* _Task requirements_: Of the lines in this listing, how many contain the word "chart"? Give the number and nothing else.

* _Data provided_:
※ ※ ※

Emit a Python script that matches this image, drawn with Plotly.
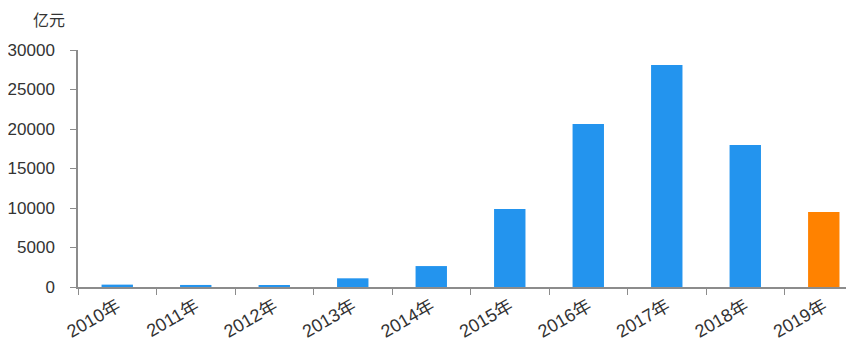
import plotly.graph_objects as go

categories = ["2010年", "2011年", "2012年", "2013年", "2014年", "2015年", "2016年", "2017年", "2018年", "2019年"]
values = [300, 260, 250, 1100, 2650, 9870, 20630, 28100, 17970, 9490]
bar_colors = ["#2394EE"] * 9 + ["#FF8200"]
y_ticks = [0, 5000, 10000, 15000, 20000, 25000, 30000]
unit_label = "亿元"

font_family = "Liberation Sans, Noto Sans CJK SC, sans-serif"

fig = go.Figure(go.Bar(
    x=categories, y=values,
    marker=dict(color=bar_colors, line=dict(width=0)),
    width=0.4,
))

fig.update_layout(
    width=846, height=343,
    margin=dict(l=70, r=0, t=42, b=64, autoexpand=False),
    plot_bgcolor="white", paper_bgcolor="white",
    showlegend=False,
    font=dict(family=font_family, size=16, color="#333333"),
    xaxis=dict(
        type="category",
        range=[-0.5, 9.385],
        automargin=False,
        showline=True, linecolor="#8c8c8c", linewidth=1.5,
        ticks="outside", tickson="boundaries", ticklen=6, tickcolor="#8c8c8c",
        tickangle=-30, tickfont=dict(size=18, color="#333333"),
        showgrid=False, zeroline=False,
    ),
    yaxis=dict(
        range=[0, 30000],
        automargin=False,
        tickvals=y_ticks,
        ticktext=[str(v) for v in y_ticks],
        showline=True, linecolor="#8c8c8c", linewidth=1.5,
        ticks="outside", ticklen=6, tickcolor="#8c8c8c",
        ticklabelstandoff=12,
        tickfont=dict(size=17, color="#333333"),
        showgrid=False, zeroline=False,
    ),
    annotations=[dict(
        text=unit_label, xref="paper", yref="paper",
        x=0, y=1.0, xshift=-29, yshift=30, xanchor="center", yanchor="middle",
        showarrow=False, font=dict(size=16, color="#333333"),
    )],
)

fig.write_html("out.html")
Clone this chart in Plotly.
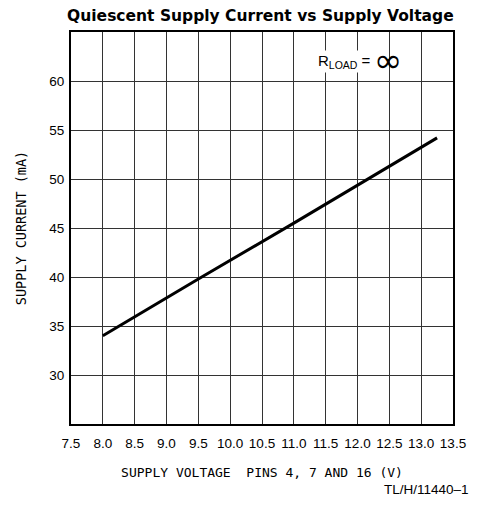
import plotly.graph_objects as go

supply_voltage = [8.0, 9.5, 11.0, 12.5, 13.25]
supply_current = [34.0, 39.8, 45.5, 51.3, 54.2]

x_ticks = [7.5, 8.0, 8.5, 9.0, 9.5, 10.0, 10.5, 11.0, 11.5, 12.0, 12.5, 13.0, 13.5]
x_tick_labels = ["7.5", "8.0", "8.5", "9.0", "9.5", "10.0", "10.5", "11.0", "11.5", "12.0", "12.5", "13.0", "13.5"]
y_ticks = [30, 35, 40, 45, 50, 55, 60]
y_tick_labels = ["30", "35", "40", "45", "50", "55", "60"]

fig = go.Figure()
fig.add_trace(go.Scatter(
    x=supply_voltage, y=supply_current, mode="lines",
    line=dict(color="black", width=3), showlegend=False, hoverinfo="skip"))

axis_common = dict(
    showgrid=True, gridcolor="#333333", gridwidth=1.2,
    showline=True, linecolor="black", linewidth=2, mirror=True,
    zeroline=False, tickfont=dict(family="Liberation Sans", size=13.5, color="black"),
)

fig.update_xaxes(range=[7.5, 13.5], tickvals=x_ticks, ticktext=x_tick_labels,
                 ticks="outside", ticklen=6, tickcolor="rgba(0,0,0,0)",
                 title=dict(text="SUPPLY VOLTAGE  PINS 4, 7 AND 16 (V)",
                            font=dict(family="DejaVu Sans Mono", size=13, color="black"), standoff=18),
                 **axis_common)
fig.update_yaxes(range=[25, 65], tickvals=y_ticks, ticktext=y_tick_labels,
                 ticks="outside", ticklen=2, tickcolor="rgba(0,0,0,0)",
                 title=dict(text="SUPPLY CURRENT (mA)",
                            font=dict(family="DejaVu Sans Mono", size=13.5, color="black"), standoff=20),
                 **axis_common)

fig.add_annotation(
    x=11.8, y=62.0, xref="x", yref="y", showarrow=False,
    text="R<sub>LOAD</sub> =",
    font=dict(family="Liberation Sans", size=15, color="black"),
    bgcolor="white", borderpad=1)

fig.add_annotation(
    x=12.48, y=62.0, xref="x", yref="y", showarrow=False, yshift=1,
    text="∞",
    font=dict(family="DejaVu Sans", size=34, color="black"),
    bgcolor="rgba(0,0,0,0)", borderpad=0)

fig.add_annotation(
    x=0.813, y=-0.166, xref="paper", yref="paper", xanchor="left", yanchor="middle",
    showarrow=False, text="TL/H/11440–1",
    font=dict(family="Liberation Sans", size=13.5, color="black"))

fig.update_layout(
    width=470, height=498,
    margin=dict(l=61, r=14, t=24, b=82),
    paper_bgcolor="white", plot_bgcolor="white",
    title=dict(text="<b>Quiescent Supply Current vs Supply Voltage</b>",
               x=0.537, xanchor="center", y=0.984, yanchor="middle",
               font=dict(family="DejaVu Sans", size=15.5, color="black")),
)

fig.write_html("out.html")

※ ※ ※

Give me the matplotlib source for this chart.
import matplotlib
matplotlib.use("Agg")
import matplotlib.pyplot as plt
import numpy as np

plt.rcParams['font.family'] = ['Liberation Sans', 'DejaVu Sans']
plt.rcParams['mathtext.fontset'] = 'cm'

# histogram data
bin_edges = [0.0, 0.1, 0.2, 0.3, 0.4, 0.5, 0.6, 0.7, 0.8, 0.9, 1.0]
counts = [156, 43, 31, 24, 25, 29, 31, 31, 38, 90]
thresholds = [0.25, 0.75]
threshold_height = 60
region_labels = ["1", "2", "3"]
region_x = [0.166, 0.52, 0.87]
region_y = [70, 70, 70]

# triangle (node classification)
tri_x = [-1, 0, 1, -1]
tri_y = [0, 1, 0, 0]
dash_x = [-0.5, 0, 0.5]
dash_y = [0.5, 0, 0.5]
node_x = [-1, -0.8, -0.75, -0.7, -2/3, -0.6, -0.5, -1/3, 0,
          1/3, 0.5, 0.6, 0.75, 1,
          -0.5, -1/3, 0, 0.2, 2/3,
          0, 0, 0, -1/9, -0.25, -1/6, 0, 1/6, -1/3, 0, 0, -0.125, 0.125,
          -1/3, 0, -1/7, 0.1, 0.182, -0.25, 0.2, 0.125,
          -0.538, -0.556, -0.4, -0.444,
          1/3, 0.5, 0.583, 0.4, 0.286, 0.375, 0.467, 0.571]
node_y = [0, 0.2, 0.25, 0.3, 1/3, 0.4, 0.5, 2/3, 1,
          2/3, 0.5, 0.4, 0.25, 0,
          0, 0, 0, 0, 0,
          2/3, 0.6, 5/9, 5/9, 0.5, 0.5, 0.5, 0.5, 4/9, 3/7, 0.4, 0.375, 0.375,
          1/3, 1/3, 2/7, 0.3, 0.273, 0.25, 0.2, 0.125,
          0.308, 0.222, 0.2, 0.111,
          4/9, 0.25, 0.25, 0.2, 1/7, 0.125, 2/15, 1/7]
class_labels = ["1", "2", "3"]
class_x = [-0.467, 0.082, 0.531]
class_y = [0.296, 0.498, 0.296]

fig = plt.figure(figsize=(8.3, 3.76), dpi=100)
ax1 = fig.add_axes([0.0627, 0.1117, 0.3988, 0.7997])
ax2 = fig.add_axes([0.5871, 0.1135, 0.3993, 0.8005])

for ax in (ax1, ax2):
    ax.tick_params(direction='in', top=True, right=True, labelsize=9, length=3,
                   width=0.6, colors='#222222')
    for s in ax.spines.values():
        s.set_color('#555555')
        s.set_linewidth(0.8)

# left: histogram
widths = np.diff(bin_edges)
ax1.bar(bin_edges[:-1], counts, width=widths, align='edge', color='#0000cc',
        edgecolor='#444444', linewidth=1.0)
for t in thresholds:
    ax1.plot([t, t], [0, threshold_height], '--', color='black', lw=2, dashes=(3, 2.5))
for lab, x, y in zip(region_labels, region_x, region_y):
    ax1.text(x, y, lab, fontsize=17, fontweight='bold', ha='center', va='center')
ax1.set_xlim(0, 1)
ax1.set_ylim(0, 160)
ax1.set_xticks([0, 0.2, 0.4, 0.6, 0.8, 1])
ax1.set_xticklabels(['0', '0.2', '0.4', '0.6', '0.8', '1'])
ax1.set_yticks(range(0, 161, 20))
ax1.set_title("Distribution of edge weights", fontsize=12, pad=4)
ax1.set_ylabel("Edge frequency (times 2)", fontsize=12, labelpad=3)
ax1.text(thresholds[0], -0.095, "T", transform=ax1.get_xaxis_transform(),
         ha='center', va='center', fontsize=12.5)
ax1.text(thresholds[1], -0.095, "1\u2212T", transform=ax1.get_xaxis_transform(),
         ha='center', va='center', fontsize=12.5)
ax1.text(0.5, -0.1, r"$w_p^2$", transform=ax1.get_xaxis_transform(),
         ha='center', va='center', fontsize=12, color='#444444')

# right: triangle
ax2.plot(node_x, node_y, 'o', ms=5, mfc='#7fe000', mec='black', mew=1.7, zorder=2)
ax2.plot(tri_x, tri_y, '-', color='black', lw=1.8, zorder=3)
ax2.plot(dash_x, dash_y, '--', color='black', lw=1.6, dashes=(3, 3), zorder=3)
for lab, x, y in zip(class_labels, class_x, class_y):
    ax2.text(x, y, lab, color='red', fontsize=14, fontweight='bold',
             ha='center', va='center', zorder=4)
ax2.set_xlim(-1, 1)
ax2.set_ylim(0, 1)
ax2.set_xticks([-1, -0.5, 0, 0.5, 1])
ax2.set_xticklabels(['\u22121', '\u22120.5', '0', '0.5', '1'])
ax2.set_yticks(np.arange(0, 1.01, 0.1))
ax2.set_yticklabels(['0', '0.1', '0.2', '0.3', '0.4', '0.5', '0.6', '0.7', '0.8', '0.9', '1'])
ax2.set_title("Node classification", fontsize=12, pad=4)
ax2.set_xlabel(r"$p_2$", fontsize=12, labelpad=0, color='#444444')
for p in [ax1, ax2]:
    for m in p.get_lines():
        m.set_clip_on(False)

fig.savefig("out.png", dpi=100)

※ ※ ※

* _Task solution_: 2